Paolo Cugini
C’è
una teologia che non cerca il palcoscenico, che non si affanna a ottenere
riconoscimenti né si aggrappa al rigore dei grandi sistemi dottrinali. È la
teologia marginale, quella che nasce nell’ombra, tra i sentieri polverosi della
storia, dove la vita si misura con il peso dei giorni e il rumore sordo dei
fallimenti quotidiani. Una teologia che respira l’odore acre della dimenticanza
e si adagia dove il mondo volta lo sguardo, convinto che nulla di importante
possa germogliare in quei luoghi trascurati.
Ma
c’è molto da imparare sotto i ponti, tra le mani tremanti di chi non ha trovato
rifugio, tra i corpi stanchi che cercano riparo nel vento della notte. Ci sono
insegnamenti nascosti nella fame che morde ogni alba, in quei volti che
affrontano la giornata senza la certezza di un pasto. In questi luoghi, la
presenza del Mistero si rivela possente, quasi a voler smentire la presunzione
delle grandi cattedre. Qui, tra le ombre delle favelas latinoamericane, il
Mistero si fa carne nel quotidiano, si insinua tra la lotta per la vita e i
soprusi dei trafficanti di droga che decidono il destino di intere generazioni.
Il
teologo dei margini, colui che si ferma ad ascoltare il silenzio di queste
strade, scopre un volto del Mistero che sfugge agli occhi di chi si rinchiude
nei palazzi dei grandi centri teologici. C’è qualcosa di prodigioso nella vita
dei poveri, una sapienza che non nasce dai libri ma dal contatto diretto con la
sofferenza, la solidarietà e la resistenza quotidiana. È qui che si sperimenta
la presenza del Mistero in modo viscerale, come un lampo che squarcia il buio
della notte e illumina il senso profondo dell’esistere.
Se
davvero, come narra il Vangelo, Gesù si è voluto identificare con gli ultimi, è
segno che il percorso autentico verso la conoscenza del Mistero passa proprio
attraverso questa solidarietà con chi vive ai margini. Vestiti strappati e
sporchi, scarpe consumate, catapecchie al posto delle case, cibo che manca,
lavoro che non c’è, giovani privati di ogni opportunità, anziani abbandonati:
che cosa significa vivere il Mistero in queste condizioni? Dove si nasconde la
luce tra le crepe della miseria?
Forse,
sono proprio coloro che vivono nella marginalità a intuire il Mistero, perché
esso si manifesta nella fragilità, nella precarietà, nella speranza che resiste
contro ogni speranza. Eppure, leggendo queste parole, i miserabili della storia
sorriderebbero amaramente e rilancerebbero la domanda: come possono coloro che
abitano nei palazzi sontuosi, con i portafogli gonfi, percepire il Mistero? La
risposta, la sanno già: impossibile. Perché il Mistero non si lascia catturare
dall’abbondanza né si manifesta nell’autosufficienza, ma abita nella carne
ferita del mondo, là dove la vita lotta per non soccombere.

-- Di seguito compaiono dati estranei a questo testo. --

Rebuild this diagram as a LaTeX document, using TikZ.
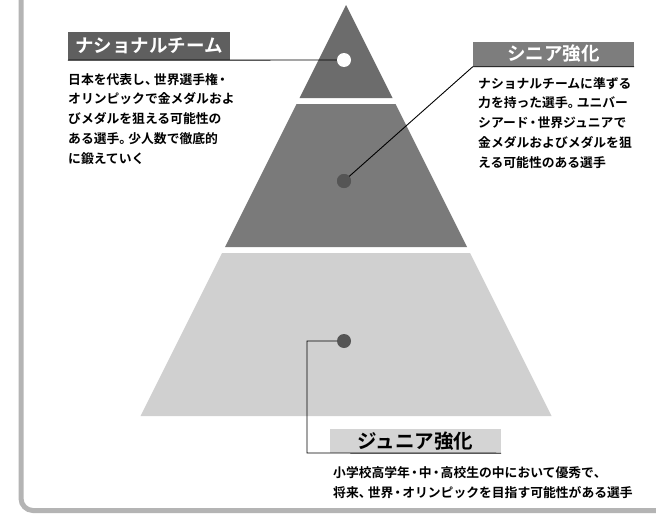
\documentclass[tikz,border=0pt]{standalone}
\usepackage{fontspec}
\newfontfamily\jp{Noto Sans CJK JP}[BoldFont={* Bold}]
\newcommand{\pten}{\makebox[0.7em][l]{、}}
\newcommand{\pmaru}{\makebox[0.7em][l]{。}}
\newcommand{\pnaka}{\makebox[0.7em][c]{・}}
\definecolor{framegray}{RGB}{180,180,180}
\definecolor{topgray}{RGB}{108,108,108}
\definecolor{midgray}{RGB}{122,122,122}
\definecolor{lowgray}{RGB}{208,208,208}
\definecolor{natfill}{RGB}{95,95,95}
\definecolor{senfill}{RGB}{125,125,125}
\definecolor{junfill}{RGB}{212,212,212}
\definecolor{dotgray}{RGB}{85,85,85}
\tikzset{
  titlebox/.style={inner sep=0pt, font=\jp\bfseries\fontsize{18.5}{20}\selectfont},
  bodytext/.style={inner sep=0pt, anchor=north west, align=left, font=\jp\bfseries\fontsize{12.8}{19.8}\selectfont},
  dot/.style={circle, inner sep=0pt, minimum size=14pt},
  conn/.style={draw=black, line width=0.9pt},
}
\begin{document}
\begin{tikzpicture}[x=1pt,y=-1pt]
\useasboundingbox (0,0) rectangle (656,514);
\clip (0,0) rectangle (656,514);
\fill[white] (0,0) rectangle (656,514);
% frame
\draw[framegray, line width=5pt, rounded corners=12pt] (21,-10) -- (21,510.5) -- (670,510.5);
% pyramid
\fill[topgray] (346,5) -- (392.5,98) -- (299.5,98) -- cycle;
\fill[midgray] (296.5,104) -- (395.5,104) -- (467,247) -- (225,247) -- cycle;
\fill[lowgray] (222,253) -- (470,253) -- (551.5,416) -- (140.5,416) -- cycle;
% dots
\node[dot, fill=white] (natdot) at (344,60) {};
\node[dot, fill=dotgray] (sendot) at (344,181) {};
\node[dot, fill=dotgray] (jundot) at (344,341) {};
% title boxes
\node[titlebox, fill=natfill, text=white, minimum width=162pt, minimum height=28pt] (natbox) at (149,46) {ナショナルチーム};
\node[titlebox, fill=senfill, text=white, minimum width=161pt, minimum height=25pt] (senbox) at (553.5,54) {シニア強化};
\node[titlebox, fill=junfill, text=black, minimum width=171pt, minimum height=24pt, font=\jp\bfseries\fontsize{19.5}{20}\selectfont] (junbox) at (415.5,441) {ジュニア強化};
% connectors
\coordinate (jc) at (307,453);
\draw[conn] (natbox.south west) -- (natdot.west);
\draw[conn] (sendot.center) -- (senbox.south west) -- (senbox.south east);
\draw[conn] (jundot.west) -| (jc) -- (junbox.south east);
\node[dot, fill=dotgray] at (sendot) {};
% body texts
\node[bodytext] (nattext) at (68,73) {日本を代表し\pten 世界選手権\pnaka\\オリンピックで金メダルおよ\\びメダルを狙える可能性の\\ある選手\pmaru 少人数で徹底的\\に鍛えていく};
\node[bodytext] (sentext) at (478,77) {ナショナルチームに準ずる\\力を持った選手\pmaru ユニバー\\シアード\pnaka 世界ジュニアで\\金メダルおよびメダルを狙\\える可能性のある選手};
\node[bodytext, font=\jp\bfseries\fontsize{12.8}{20}\selectfont] (juntext) at (333,466.5) {小学校高学年\pnaka 中\pnaka 高校生の中において優秀で\pten\\将来\pten 世界\pnaka オリンピックを目指す可能性がある選手};
\end{tikzpicture}
\end{document}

Così, la teologia marginale, pur restando ai confini, custodisce un tesoro di verità troppo spesso ignorato. Essa ci ricorda che la vera conoscenza non si conquista dall’alto, ma si accoglie chinandosi, abbassandosi, condividendo il pane amaro dell’esistenza. In fondo, il Mistero abita dove il cuore si fa prossimo, dove l’uomo si fa fratello, la donna sorella, dove la povertà diventa grembo di luce e la marginalità si trasforma in luogo di rivelazione.